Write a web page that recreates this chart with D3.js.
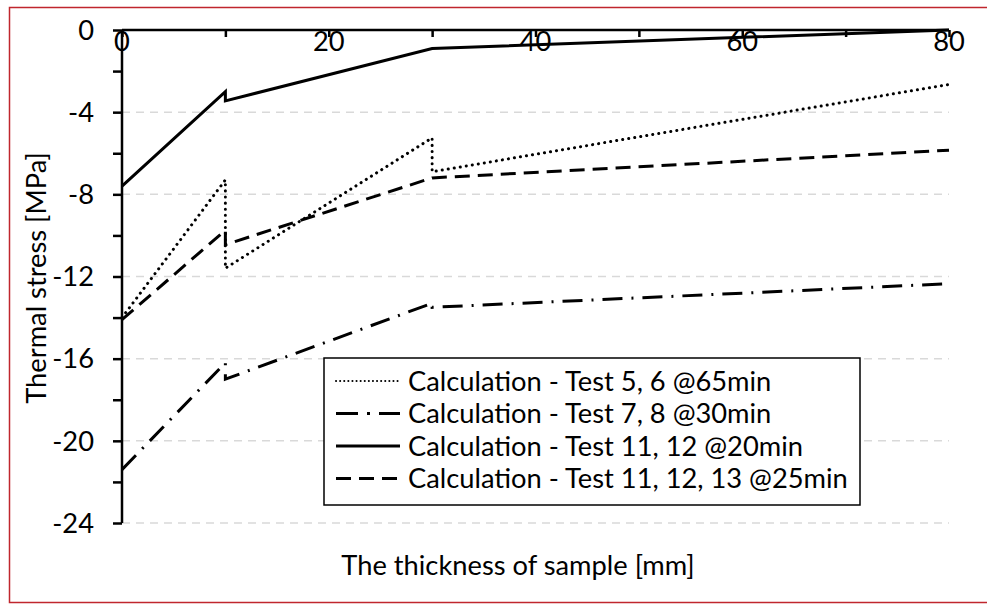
<!DOCTYPE html>
<html>
<head>
<meta charset="utf-8">
<script src="https://cdn.jsdelivr.net/npm/d3@7"></script>
<style>
  body { margin: 0; background: #fff; }
  svg { font-family: Lato, "Open Sans", sans-serif; fill: #000; }
</style>
</head>
<body>
<svg width="987" height="604"></svg>
<script>
// thickness [mm], repeated x marks a jump in the curve
var xTest56 = [0, 10, 10, 30, 30, 80];
var yTest56 = [-14.0, -7.3, -11.6, -5.25, -6.9, -2.65];
var xTest78 = [0, 10, 10, 30, 30, 80];
var yTest78 = [-21.4, -16.2, -17.0, -13.3, -13.5, -12.35];
var xTest1112 = [0, 10, 10, 30, 80];
var yTest1112 = [-7.6, -3.0, -3.45, -0.9, 0];
var xTest111213 = [0, 10, 10, 30, 80];
var yTest111213 = [-14.1, -9.75, -10.45, -7.2, -5.85];

var seriesNames = [
  "Calculation - Test 5, 6 @65min",
  "Calculation - Test 7, 8 @30min",
  "Calculation - Test 11, 12 @20min",
  "Calculation - Test 11, 12, 13 @25min"
];
var xTicks = [0, 20, 40, 60, 80];
var yTicks = [0, -4, -8, -12, -16, -20, -24];

var dashes = ["0.1 6", "20 9 2 9", null, "15 8"];

(function(){
var svg = d3.select("svg");

// find font size so the widest legend entry is ~440px like the picture
var probe = svg.append("text").attr("font-size", 20).text(seriesNames[3]);
var fs = 20 * 440 / probe.node().getComputedTextLength();
probe.remove();

// outer red frame
svg.append("rect")
  .attr("x", 9.5).attr("y", 7.5)
  .attr("width", 990).attr("height", 595)
  .attr("fill", "none").attr("stroke", "#c0262d").attr("stroke-width", 1.5);

var pL = 122, pR = 949, pT = 30, pB = 523;
var x = d3.scaleLinear().domain([0, 80]).range([pL, pR]);
var y = d3.scaleLinear().domain([-24, 0]).range([pB, pT]);

// grid
svg.append("g").selectAll("line")
  .data(yTicks.filter(function(d){ return d < 0; }))
  .enter().append("line")
  .attr("x1", pL).attr("x2", pR)
  .attr("y1", function(d){ return y(d); }).attr("y2", function(d){ return y(d); })
  .attr("stroke", "#d9d9d9").attr("stroke-width", 1.5)
  .attr("stroke-dasharray", "8 6");

// y axis with minor ticks
var yAxis = svg.append("g").attr("transform", "translate(" + pL + ",0)");
yAxis.call(d3.axisLeft(y).tickValues(d3.range(-24, 1, 2)).tickSize(9).tickFormat(""));
yAxis.selectAll("path, line").attr("stroke", "#000").attr("stroke-width", 2.5);
yAxis.select(".domain").attr("d", "M0," + pB + "V" + pT);
svg.append("g").selectAll("text")
  .data(yTicks).enter().append("text")
  .attr("x", 94).attr("y", function(d){ return y(d); })
  .attr("dy", "0.36em")
  .attr("text-anchor", "end")
  .attr("font-size", fs)
  .text(function(d){ return d; });

// x axis on top, ticks pointing down
var xAxis = svg.append("g").attr("transform", "translate(0," + pT + ")");
xAxis.call(d3.axisBottom(x).tickValues(d3.range(0, 81, 10)).tickSize(7).tickFormat(""));
xAxis.selectAll("path, line").attr("stroke", "#000").attr("stroke-width", 2.5);
xAxis.select(".domain").attr("d", "M" + pL + ",0H" + pR);
svg.append("g").selectAll("text")
  .data(xTicks).enter().append("text")
  .attr("x", function(d){ return x(d); }).attr("y", 51)
  .attr("text-anchor", "middle")
  .attr("font-size", fs)
  .text(function(d){ return d; });

// series
var series = [
  d3.zip(xTest56, yTest56),
  d3.zip(xTest78, yTest78),
  d3.zip(xTest1112, yTest1112),
  d3.zip(xTest111213, yTest111213)
];
var line = d3.line().x(function(d){ return x(d[0]); }).y(function(d){ return y(d[1]); });
svg.append("g").selectAll("path")
  .data(series).enter().append("path")
  .attr("d", line)
  .attr("fill", "none").attr("stroke", "#000").attr("stroke-width", 3)
  .attr("stroke-linecap", function(d, i){ return i === 0 ? "round" : "butt"; })
  .attr("stroke-dasharray", function(d, i){ return dashes[i]; });

// axis titles
svg.append("text")
  .attr("transform", "translate(46,278) rotate(-90)")
  .attr("text-anchor", "middle").attr("font-size", fs)
  .text("Thermal stress [MPa]");
svg.append("text")
  .attr("x", 518).attr("y", 575)
  .attr("text-anchor", "middle").attr("font-size", fs)
  .text("The thickness of sample [mm]");

// legend
var lg = svg.append("g");
lg.append("rect")
  .attr("x", 324).attr("y", 358).attr("width", 536).attr("height", 147)
  .attr("fill", "#fff").attr("stroke", "#000").attr("stroke-width", 1.5);
var rows = lg.selectAll("g.row").data(seriesNames).enter().append("g")
  .attr("transform", function(d, i){ return "translate(0," + (381 + i * 32.5) + ")"; });
rows.append("line")
  .attr("x1", 336).attr("x2", 400)
  .attr("stroke", "#000").attr("stroke-width", function(d, i){ return i === 0 ? 2 : 3; })
  .attr("stroke-linecap", function(d, i){ return i === 0 ? "round" : "butt"; })
  .attr("stroke-dasharray", function(d, i){ return i === 0 ? "0.1 4" : i === 1 ? "22 9 3 9" : dashes[i]; });
rows.append("text")
  .attr("x", 408).attr("dy", "0.36em")
  .attr("font-size", fs)
  .text(function(d){ return d; });
})();
</script>
</body>
</html>
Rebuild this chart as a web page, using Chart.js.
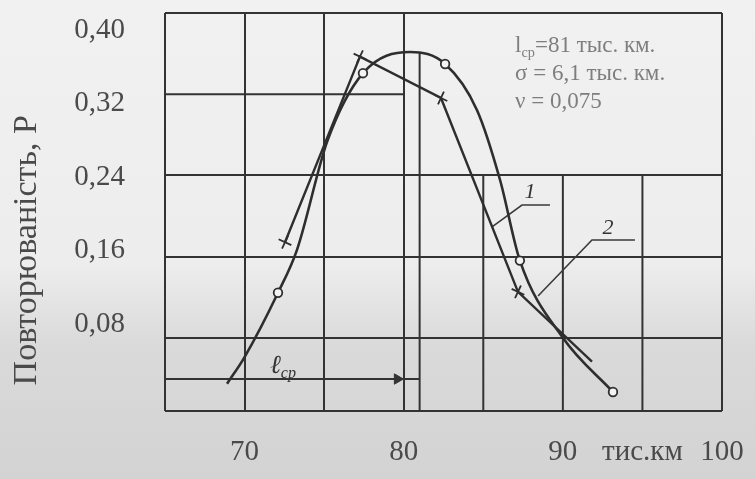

● STATED PROBLEM:
Reproduce the material word for word. Any pictures should be left out of the copy.

● ANSWER IN FULL:
Write a web page that recreates this chart with D3.js.
<!DOCTYPE html>
<html>
<head>
<meta charset="utf-8">
<script src="https://cdn.jsdelivr.net/npm/d3@7"></script>
<style>
  body { margin: 0; background: #fff; }
  svg { font-family: Lato, "Open Sans", sans-serif; fill: #000; }
</style>
</head>
<body>
<svg width="987" height="604"></svg>
<script>
// thickness [mm], repeated x marks a jump in the curve
var xTest56 = [0, 10, 10, 30, 30, 80];
var yTest56 = [-14.0, -7.3, -11.6, -5.25, -6.9, -2.65];
var xTest78 = [0, 10, 10, 30, 30, 80];
var yTest78 = [-21.4, -16.2, -17.0, -13.3, -13.5, -12.35];
var xTest1112 = [0, 10, 10, 30, 80];
var yTest1112 = [-7.6, -3.0, -3.45, -0.9, 0];
var xTest111213 = [0, 10, 10, 30, 80];
var yTest111213 = [-14.1, -9.75, -10.45, -7.2, -5.85];

var seriesNames = [
  "Calculation - Test 5, 6 @65min",
  "Calculation - Test 7, 8 @30min",
  "Calculation - Test 11, 12 @20min",
  "Calculation - Test 11, 12, 13 @25min"
];
var xTicks = [0, 20, 40, 60, 80];
var yTicks = [0, -4, -8, -12, -16, -20, -24];

var dashes = ["0.1 6", "20 9 2 9", null, "15 8"];

(function(){
var svg = d3.select("svg");

// find font size so the widest legend entry is ~440px like the picture
var probe = svg.append("text").attr("font-size", 20).text(seriesNames[3]);
var fs = 20 * 440 / probe.node().getComputedTextLength();
probe.remove();

// outer red frame
svg.append("rect")
  .attr("x", 9.5).attr("y", 7.5)
  .attr("width", 990).attr("height", 595)
  .attr("fill", "none").attr("stroke", "#c0262d").attr("stroke-width", 1.5);

var pL = 122, pR = 949, pT = 30, pB = 523;
var x = d3.scaleLinear().domain([0, 80]).range([pL, pR]);
var y = d3.scaleLinear().domain([-24, 0]).range([pB, pT]);

// grid
svg.append("g").selectAll("line")
  .data(yTicks.filter(function(d){ return d < 0; }))
  .enter().append("line")
  .attr("x1", pL).attr("x2", pR)
  .attr("y1", function(d){ return y(d); }).attr("y2", function(d){ return y(d); })
  .attr("stroke", "#d9d9d9").attr("stroke-width", 1.5)
  .attr("stroke-dasharray", "8 6");

// y axis with minor ticks
var yAxis = svg.append("g").attr("transform", "translate(" + pL + ",0)");
yAxis.call(d3.axisLeft(y).tickValues(d3.range(-24, 1, 2)).tickSize(9).tickFormat(""));
yAxis.selectAll("path, line").attr("stroke", "#000").attr("stroke-width", 2.5);
yAxis.select(".domain").attr("d", "M0," + pB + "V" + pT);
svg.append("g").selectAll("text")
  .data(yTicks).enter().append("text")
  .attr("x", 94).attr("y", function(d){ return y(d); })
  .attr("dy", "0.36em")
  .attr("text-anchor", "end")
  .attr("font-size", fs)
  .text(function(d){ return d; });

// x axis on top, ticks pointing down
var xAxis = svg.append("g").attr("transform", "translate(0," + pT + ")");
xAxis.call(d3.axisBottom(x).tickValues(d3.range(0, 81, 10)).tickSize(7).tickFormat(""));
xAxis.selectAll("path, line").attr("stroke", "#000").attr("stroke-width", 2.5);
xAxis.select(".domain").attr("d", "M" + pL + ",0H" + pR);
svg.append("g").selectAll("text")
  .data(xTicks).enter().append("text")
  .attr("x", function(d){ return x(d); }).attr("y", 51)
  .attr("text-anchor", "middle")
  .attr("font-size", fs)
  .text(function(d){ return d; });

// series
var series = [
  d3.zip(xTest56, yTest56),
  d3.zip(xTest78, yTest78),
  d3.zip(xTest1112, yTest1112),
  d3.zip(xTest111213, yTest111213)
];
var line = d3.line().x(function(d){ return x(d[0]); }).y(function(d){ return y(d[1]); });
svg.append("g").selectAll("path")
  .data(series).enter().append("path")
  .attr("d", line)
  .attr("fill", "none").attr("stroke", "#000").attr("stroke-width", 3)
  .attr("stroke-linecap", function(d, i){ return i === 0 ? "round" : "butt"; })
  .attr("stroke-dasharray", function(d, i){ return dashes[i]; });

// axis titles
svg.append("text")
  .attr("transform", "translate(46,278) rotate(-90)")
  .attr("text-anchor", "middle").attr("font-size", fs)
  .text("Thermal stress [MPa]");
svg.append("text")
  .attr("x", 518).attr("y", 575)
  .attr("text-anchor", "middle").attr("font-size", fs)
  .text("The thickness of sample [mm]");

// legend
var lg = svg.append("g");
lg.append("rect")
  .attr("x", 324).attr("y", 358).attr("width", 536).attr("height", 147)
  .attr("fill", "#fff").attr("stroke", "#000").attr("stroke-width", 1.5);
var rows = lg.selectAll("g.row").data(seriesNames).enter().append("g")
  .attr("transform", function(d, i){ return "translate(0," + (381 + i * 32.5) + ")"; });
rows.append("line")
  .attr("x1", 336).attr("x2", 400)
  .attr("stroke", "#000").attr("stroke-width", function(d, i){ return i === 0 ? 2 : 3; })
  .attr("stroke-linecap", function(d, i){ return i === 0 ? "round" : "butt"; })
  .attr("stroke-dasharray", function(d, i){ return i === 0 ? "0.1 4" : i === 1 ? "22 9 3 9" : dashes[i]; });
rows.append("text")
  .attr("x", 408).attr("dy", "0.36em")
  .attr("font-size", fs)
  .text(function(d){ return d; });
})();
</script>
</body>
</html>
Rebuild this chart as a web page, using Chart.js.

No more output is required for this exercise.